In one follow-up experiment, the researchers showed the participants 800 computer-generated faces that varied on a continuum of “threatening” to “nonthreatening.”
When the number of malevolent mug shots the researchers showed the participants decreased after 200 trials, the participants started labeling nonthreatening portraits as threatening.
These results were replicated in a final experiment in which participants were shown 240 proposals for fake research projects.
These mock proposals ranged on a spectrum from ethical (e.g., “participants will make a list of the cities they would most like to visit around the world, and write about what they would do in each one”) toreally unethical (e.g., “participants will be asked to lick a frozen piece of human fecal matter …
The amount of mouthwash used [afterward] will be measured”).
Then, the participants had to decide whether the proposed experiments should be allowed to proceed.
When the number of unethical proposals decreased partway through the study, the participants again changed their perceptions and started rating ethical proposals as unethical.

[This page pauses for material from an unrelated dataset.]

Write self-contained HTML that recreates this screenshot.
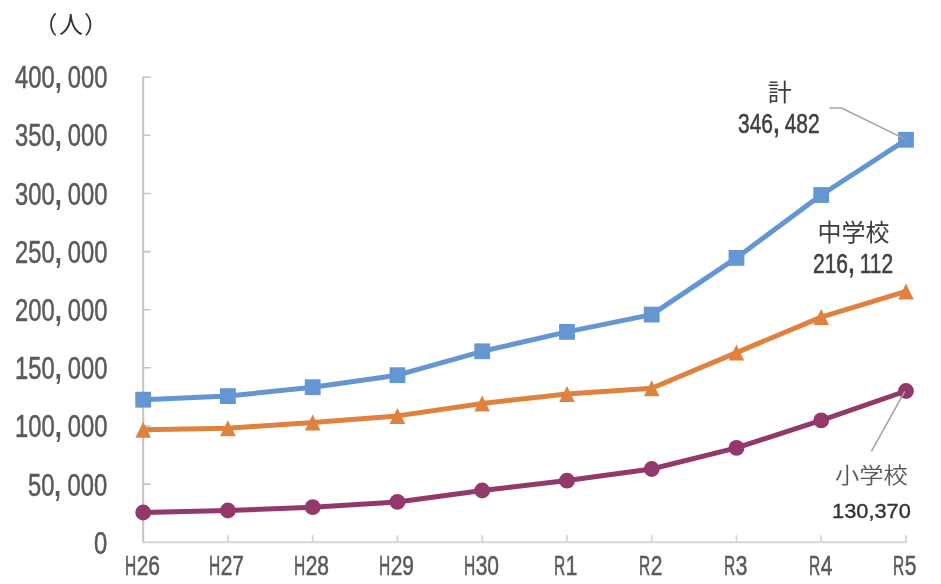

“These results may have sobering implications,” the researchers wrote.
If your brain is constantly recalibrating its perceptions based on prior experiences, how can you be sure you’re ever really seeing things as they are?
Looking at the bigger picture, can human societies ever truly solve their problems — crime, poverty, prejudice, etc. — if they’re constantly expanding their definitions of those problems to include fresh transgressions?
“Although modern societies have made extraordinary progress in solving a wide range of social problems, from poverty and illiteracy to violence and infant mortality, the majority of people believe that the world is getting worse,” the researchers concluded. Perhaps, they said, the more problems a society solves, the more that society expands its definition of what’s problematic.
It’s not so much that the glass of water is half empty — maybe we just perceive the glass getting bigger and bigger before our eyes.